Write out the material exactly, leaving every picture behind.

─── Supplied material ───

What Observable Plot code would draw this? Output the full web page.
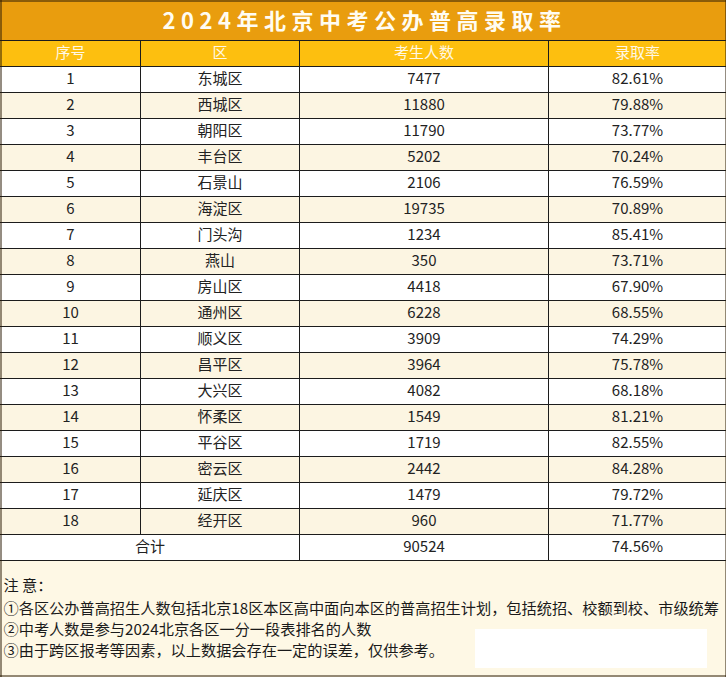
<!DOCTYPE html>
<html>
<head>
<meta charset="utf-8">
<script src="https://cdn.jsdelivr.net/npm/d3@7"></script>
<script src="https://cdn.jsdelivr.net/npm/@observablehq/plot@0.6"></script>
<style>
  html, body { margin: 0; padding: 0; background: #fff; }
  #chart svg { display: block; }
</style>
</head>
<body>
<div id="chart"></div>
<script>
// ---- data ----
const title = "2024年北京中考公办普高录取率";
const headers = ["序号", "区", "考生人数", "录取率"];
const seq = [1, 2, 3, 4, 5, 6, 7, 8, 9, 10, 11, 12, 13, 14, 15, 16, 17, 18];
const districts = ["东城区", "西城区", "朝阳区", "丰台区", "石景山", "海淀区", "门头沟", "燕山", "房山区",
  "通州区", "顺义区", "昌平区", "大兴区", "怀柔区", "平谷区", "密云区", "延庆区", "经开区"];
const counts = [7477, 11880, 11790, 5202, 2106, 19735, 1234, 350, 4418, 6228, 3909, 3964, 4082, 1549, 1719, 2442, 1479, 960];
const rates = [82.61, 79.88, 73.77, 70.24, 76.59, 70.89, 85.41, 73.71, 67.90, 68.55, 74.29, 75.78, 68.18, 81.21, 82.55, 84.28, 79.72, 71.77];
const totalLabel = "合计";
const totalCount = 90524;
const totalRate = 74.56;
const notes = [
  "注 意：",
  "①各区公办普高招生人数包括北京18区本区高中面向本区的普高招生计划，包括统招、校额到校、市级统筹",
  "②中考人数是参与2024北京各区一分一段表排名的人数",
  "③由于跨区报考等因素，以上数据会存在一定的误差，仅供参考。"
];

// ---- layout ----
const W = 726, H = 677;
const titleH = 40, rowH = 26;
const colEdges = [0, 140, 299, 548, 726];
const colMid = colEdges.slice(0, -1).map((e, i) => (e + colEdges[i + 1]) / 2);
const headerTop = titleH;
const bodyTop = headerTop + rowH;
const nRows = seq.length;
const totalTop = bodyTop + nRows * rowH;
const notesTop = totalTop + rowH;
const font = "'Noto Sans CJK SC', 'Noto Sans', sans-serif";
const fmtRate = v => v.toFixed(2) + "%";

const rows = seq.map((s, i) => ({
  seq: s, district: districts[i], count: counts[i], rate: rates[i],
  top: bodyTop + i * rowH, mid: bodyTop + i * rowH + rowH / 2
}));

const cells = [];
rows.forEach(r => {
  cells.push({x: colMid[0], y: r.mid, t: String(r.seq)});
  cells.push({x: colMid[1], y: r.mid, t: r.district});
  cells.push({x: colMid[2], y: r.mid, t: String(r.count)});
  cells.push({x: colMid[3], y: r.mid, t: fmtRate(r.rate)});
});
const totalMid = totalTop + rowH / 2;
cells.push({x: (colEdges[0] + colEdges[2]) / 2, y: totalMid, t: totalLabel});
cells.push({x: colMid[2], y: totalMid, t: String(totalCount)});
cells.push({x: colMid[3], y: totalMid, t: fmtRate(totalRate)});

const headerCells = headers.map((h, i) => ({x: colMid[i], y: headerTop + rowH / 2, t: h}));

const hLines = d3.range(nRows + 3).map(i => headerTop + i * rowH);
const vLines = [
  {x: colEdges[1], y1: headerTop, y2: totalTop},
  {x: colEdges[2], y1: headerTop, y2: notesTop},
  {x: colEdges[3], y1: headerTop, y2: notesTop}
];
const noteLines = notes.map((t, i) => ({x: 3, y: notesTop + (i === 0 ? 26 : 49 + (i - 1) * 21), t}));

const chart = Plot.plot({
  width: W, height: H,
  margin: 0,
  x: {domain: [0, W], range: [0, W], axis: null},
  y: {domain: [0, H], range: [0, H], axis: null},
  style: {background: "transparent", fontFamily: font},
  marks: [
    // backgrounds
    Plot.rect([{}], {x1: 0, x2: W, y1: 0, y2: titleH, fill: "#E99D0E"}),
    Plot.rect([{}], {x1: 0, x2: W, y1: headerTop, y2: bodyTop, fill: "#FDBF0F"}),
    Plot.rect(rows.filter(r => r.seq % 2 === 0), {x1: 0, x2: W, y1: "top", y2: d => d.top + rowH, fill: "#FCF5E2"}),
    Plot.rect([{}], {x1: 0, x2: W, y1: notesTop, y2: H, fill: "#FEF8E5"}),
    Plot.rect([{}], {x1: 475, x2: 707, y1: 629, y2: 668, fill: "#FFFFFF"}),
    // grid lines
    Plot.ruleY(hLines, {x1: 0, x2: W, stroke: "#1c1c1c", strokeWidth: 1}),
    Plot.ruleX(vLines, {x: "x", y1: "y1", y2: "y2", stroke: "#1c1c1c", strokeWidth: 1}),
    Plot.ruleX([0.5, W - 0.5], {y1: 0, y2: H, stroke: "#2a1a05", strokeWidth: 1}),
    Plot.ruleY([0.5, H - 1.5], {x1: 0, x2: W, stroke: "#2a1a05", strokeWidth: 1}),
    // texts
    Plot.text([title], {x: W / 2 + 1, y: titleH / 2 + 1, text: d => d, fill: "#FFFCF2", fontSize: 22, fontWeight: "bold"}),
    Plot.text(headerCells, {x: "x", y: "y", text: "t", fill: "#FFF8E6", fontSize: 15}),
    Plot.text(cells, {x: "x", y: "y", text: "t", fill: "#222222", fontSize: 15}),
    Plot.text(noteLines, {x: "x", y: "y", text: "t", fill: "#1a1a1a", fontSize: 15.2, textAnchor: "start"})
  ]
});

// letter spacing for the title
d3.select(chart).selectAll("text").filter(function () { return this.textContent === title; })
  .style("letter-spacing", "5.5px");

document.getElementById("chart").appendChild(chart);
</script>
</body>
</html>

───

● Answer to the problem
What Observable Plot code would draw this? Output the full web page.
<!DOCTYPE html>
<html>
<head>
<meta charset="utf-8">
<script src="https://cdn.jsdelivr.net/npm/d3@7"></script>
<script src="https://cdn.jsdelivr.net/npm/@observablehq/plot@0.6"></script>
<style>
  html, body { margin: 0; padding: 0; background: #fff; }
  #chart svg { display: block; }
</style>
</head>
<body>
<div id="chart"></div>
<script>
// ---- data ----
const title = "2024年北京中考公办普高录取率";
const headers = ["序号", "区", "考生人数", "录取率"];
const seq = [1, 2, 3, 4, 5, 6, 7, 8, 9, 10, 11, 12, 13, 14, 15, 16, 17, 18];
const districts = ["东城区", "西城区", "朝阳区", "丰台区", "石景山", "海淀区", "门头沟", "燕山", "房山区",
  "通州区", "顺义区", "昌平区", "大兴区", "怀柔区", "平谷区", "密云区", "延庆区", "经开区"];
const counts = [7477, 11880, 11790, 5202, 2106, 19735, 1234, 350, 4418, 6228, 3909, 3964, 4082, 1549, 1719, 2442, 1479, 960];
const rates = [82.61, 79.88, 73.77, 70.24, 76.59, 70.89, 85.41, 73.71, 67.90, 68.55, 74.29, 75.78, 68.18, 81.21, 82.55, 84.28, 79.72, 71.77];
const totalLabel = "合计";
const totalCount = 90524;
const totalRate = 74.56;
const notes = [
  "注 意：",
  "①各区公办普高招生人数包括北京18区本区高中面向本区的普高招生计划，包括统招、校额到校、市级统筹",
  "②中考人数是参与2024北京各区一分一段表排名的人数",
  "③由于跨区报考等因素，以上数据会存在一定的误差，仅供参考。"
];

// ---- layout ----
const W = 726, H = 677;
const titleH = 40, rowH = 26;
const colEdges = [0, 140, 299, 548, 726];
const colMid = colEdges.slice(0, -1).map((e, i) => (e + colEdges[i + 1]) / 2);
const headerTop = titleH;
const bodyTop = headerTop + rowH;
const nRows = seq.length;
const totalTop = bodyTop + nRows * rowH;
const notesTop = totalTop + rowH;
const font = "'Noto Sans CJK SC', 'Noto Sans', sans-serif";
const fmtRate = v => v.toFixed(2) + "%";

const rows = seq.map((s, i) => ({
  seq: s, district: districts[i], count: counts[i], rate: rates[i],
  top: bodyTop + i * rowH, mid: bodyTop + i * rowH + rowH / 2
}));

const cells = [];
rows.forEach(r => {
  cells.push({x: colMid[0], y: r.mid, t: String(r.seq)});
  cells.push({x: colMid[1], y: r.mid, t: r.district});
  cells.push({x: colMid[2], y: r.mid, t: String(r.count)});
  cells.push({x: colMid[3], y: r.mid, t: fmtRate(r.rate)});
});
const totalMid = totalTop + rowH / 2;
cells.push({x: (colEdges[0] + colEdges[2]) / 2, y: totalMid, t: totalLabel});
cells.push({x: colMid[2], y: totalMid, t: String(totalCount)});
cells.push({x: colMid[3], y: totalMid, t: fmtRate(totalRate)});

const headerCells = headers.map((h, i) => ({x: colMid[i], y: headerTop + rowH / 2, t: h}));

const hLines = d3.range(nRows + 3).map(i => headerTop + i * rowH);
const vLines = [
  {x: colEdges[1], y1: headerTop, y2: totalTop},
  {x: colEdges[2], y1: headerTop, y2: notesTop},
  {x: colEdges[3], y1: headerTop, y2: notesTop}
];
const noteLines = notes.map((t, i) => ({x: 3, y: notesTop + (i === 0 ? 26 : 49 + (i - 1) * 21), t}));

const chart = Plot.plot({
  width: W, height: H,
  margin: 0,
  x: {domain: [0, W], range: [0, W], axis: null},
  y: {domain: [0, H], range: [0, H], axis: null},
  style: {background: "transparent", fontFamily: font},
  marks: [
    // backgrounds
    Plot.rect([{}], {x1: 0, x2: W, y1: 0, y2: titleH, fill: "#E99D0E"}),
    Plot.rect([{}], {x1: 0, x2: W, y1: headerTop, y2: bodyTop, fill: "#FDBF0F"}),
    Plot.rect(rows.filter(r => r.seq % 2 === 0), {x1: 0, x2: W, y1: "top", y2: d => d.top + rowH, fill: "#FCF5E2"}),
    Plot.rect([{}], {x1: 0, x2: W, y1: notesTop, y2: H, fill: "#FEF8E5"}),
    Plot.rect([{}], {x1: 475, x2: 707, y1: 629, y2: 668, fill: "#FFFFFF"}),
    // grid lines
    Plot.ruleY(hLines, {x1: 0, x2: W, stroke: "#1c1c1c", strokeWidth: 1}),
    Plot.ruleX(vLines, {x: "x", y1: "y1", y2: "y2", stroke: "#1c1c1c", strokeWidth: 1}),
    Plot.ruleX([0.5, W - 0.5], {y1: 0, y2: H, stroke: "#2a1a05", strokeWidth: 1}),
    Plot.ruleY([0.5, H - 1.5], {x1: 0, x2: W, stroke: "#2a1a05", strokeWidth: 1}),
    // texts
    Plot.text([title], {x: W / 2 + 1, y: titleH / 2 + 1, text: d => d, fill: "#FFFCF2", fontSize: 22, fontWeight: "bold"}),
    Plot.text(headerCells, {x: "x", y: "y", text: "t", fill: "#FFF8E6", fontSize: 15}),
    Plot.text(cells, {x: "x", y: "y", text: "t", fill: "#222222", fontSize: 15}),
    Plot.text(noteLines, {x: "x", y: "y", text: "t", fill: "#1a1a1a", fontSize: 15.2, textAnchor: "start"})
  ]
});

// letter spacing for the title
d3.select(chart).selectAll("text").filter(function () { return this.textContent === title; })
  .style("letter-spacing", "5.5px");

document.getElementById("chart").appendChild(chart);
</script>
</body>
</html>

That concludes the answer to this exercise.